Young Sara finally got around to reading the last installment of Point/Counterpoint and has a bone to pick with Old Sara… I welcome you to read the strange argument I have with myself as a result.
Sara Roan, age 11
To be honest, I’m still in shock over the revelations made regarding my future. Though it’s somewhat upsetting, I suppose I can’t fault older me for not having a career yet—I understand how hard it is to choose between becoming famous and changing the world by shaping young minds. I just hope she settles on something soon so all my potential is not for naught.
I would rather take this time to discuss something far more upsetting: her affinity for kaftans and muumuus. I like wearing my mother’s nightgowns as much as the next kid, but this is too much. I cannot continue to spend my formative years fighting against wool cable knit tights and hand-me-downs from my older brother knowing that I’ll just end up gallivanting around in shapeless shifts, covered in tacky floral prints.
Do I have your ear (eyes) now, Old Sara? Let me remind you of a few things, starting with the wool tights. Sure, Mom throws me a bone every once in a while (stockings with pink hearts on them, socks with a frill at the ankle when you fold them down), but for some reason she loves those wool tights, those itchy leg-prisons best of all, no matter how often the crotch rides down to my knees. This from the woman who refused to wear matching dresses when I was younger. This from the woman who thinks it’s a good idea to put me in boy’s chinos, yet tells me to change when I try to pair them with a burgundy silk blouse and beaded vest. She’s an enigma, a fashion-controlling enigma.

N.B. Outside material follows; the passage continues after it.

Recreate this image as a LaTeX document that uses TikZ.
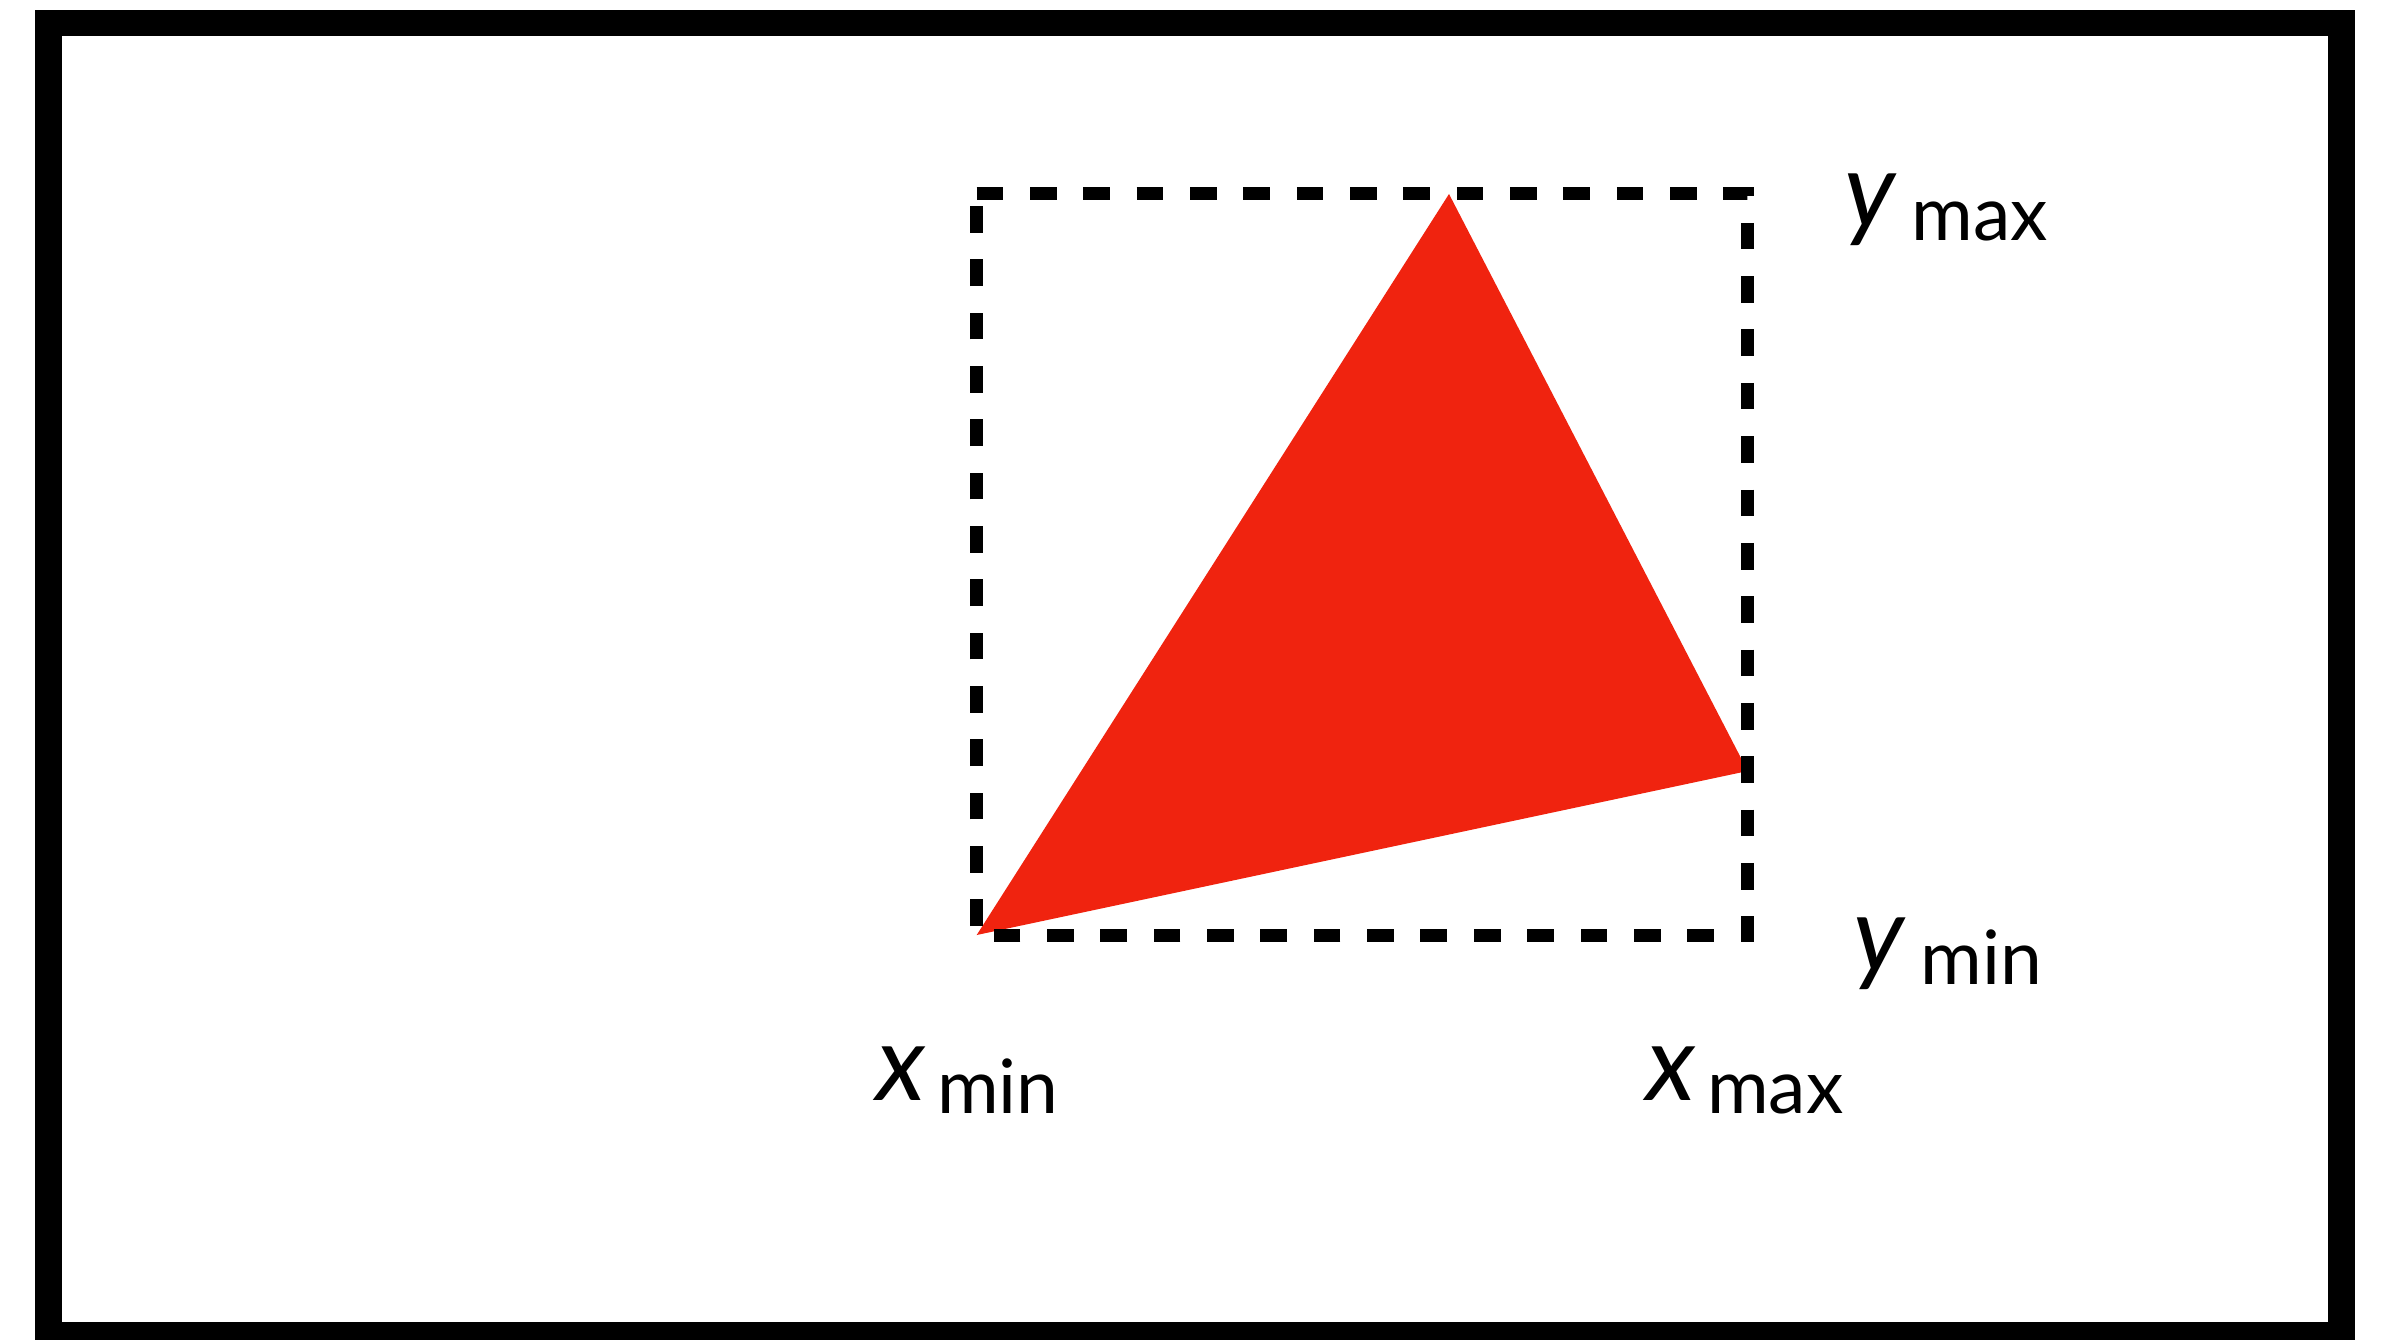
\documentclass[tikz,border=0pt]{standalone}
\usepackage{fontspec}
\setmainfont{Lato}
\definecolor{trired}{RGB}{240,35,15}
\newcommand{\mainsz}{\fontsize{106}{110}\selectfont}
\newcommand{\subsz}{\fontsize{75}{78}\selectfont}
\newcommand{\lbl}[3]{{\mainsz\itshape #1}\hspace{#3}\raisebox{-13pt}{\subsz #2}}
\tikzset{
  frame/.style={draw=black, line width=26.5pt},
  bbox/.style={draw=black, line width=13.3pt, dash pattern=on 26.67pt off 26.67pt, miter limit=10},
  tri/.style={fill=trired, draw=none},
  lab/.style={anchor=base west, inner sep=0pt, outer sep=0pt}
}
\begin{document}
\begin{tikzpicture}[x=1pt, y=-1pt]
\useasboundingbox (0,0) rectangle (2381,1340);
\fill[white] (0,0) rectangle (2381,1340);
\draw[frame] (48.5,23) rectangle (2341.5,1335.3);
\coordinate (tl) at (976.7,193.7);
\coordinate (tr) at (1747.7,193.7);
\coordinate (br) at (1747.7,935.7);
\coordinate (bl) at (976.7,935.7);
\coordinate (apex) at (1449,194);
\coordinate (left) at (976.7,935);
\coordinate (right) at (1747.7,771);
\fill[tri] (apex) -- (right) -- (left) -- cycle;
\draw[bbox] (tl) -- (tr) -- (br) -- (bl) -- cycle;
\node[lab] (xmin) at (876,1100) {\lbl{x}{min}{12pt}};
\node[lab] (xmax) at (1646,1100) {\lbl{x}{max}{12pt}};
\node[lab] (ymax) at (1844,228) {\lbl{y}{max}{16.5pt}};
\node[lab] (ymin) at (1853,971) {\lbl{y}{min}{16.5pt}};
\end{tikzpicture}
\end{document}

And don’t get me started on her refusal to “give in to trends.” Shirts with bell sleeves and pirate ruffles are timeless; I don’t know how she can’t wrap her head around that. Regardless, all this is worth it, knowing that one day I’ll be able to dress myself. That one day I’ll be able to take myself to a store in a car and buy things using the money in my wallet—heels, short dresses with scoop-necks, velvet chokers with silver hearts or peace signs hanging from them.
I want to live the dream, and, Old Sara, you’re killing the dream.
Sara Roan, age 27
Oh, Sara of the past…so young, so naïve. Girl, don’t you think that if I could afford scoop-neck dresses, I would buy them? Do you know me at all?
Here’s the thing. There was a time when I had a real job that gave me real money, but I left it to find a better path for myself—for both of us. I’m fighting the good fight; I’m walking dogs, professionally. And as such, all I do all day is sweat and pick up dog poop. Those two things are very pungent and upsetting, so when I come home, excuse me if I just want to don a loose gown and sashay around the house. It doesn’t necessarily have to be floral print, but how fun are bright, gaudy prints?
Even before becoming a dog walker, my options were limited. Yes, taking myself to a store in a car and buying things with money in my wallet is great in theory. But, and this is going to rock your world, there’s this thing called bills. Just a head’s up: you’re going to be paying student loans until at least 2030. I don’t feel like getting 45 year-old Sara into this mix, but I’m sure she’ll back me up on this. Bills suck and they drain that money in your wallet.
So, I wore and continue to wear what I can afford. I wear it over and over. I wear it into the ground. And then I sew the holes in it. You’re going to buy a sweater in a few years that I still wear regularly now.
Here’s a word of fashion advice, now that you know your financial future: embrace the quirky. You’re going to go through a fairly asexual dressing phase of baggy jeans and sweatshirts, based on the principle that they’re comfortable, cheap, and handy, but that same line of thought can be applied to thrift store finds that will accentuate your physique a bit better. Just a thought!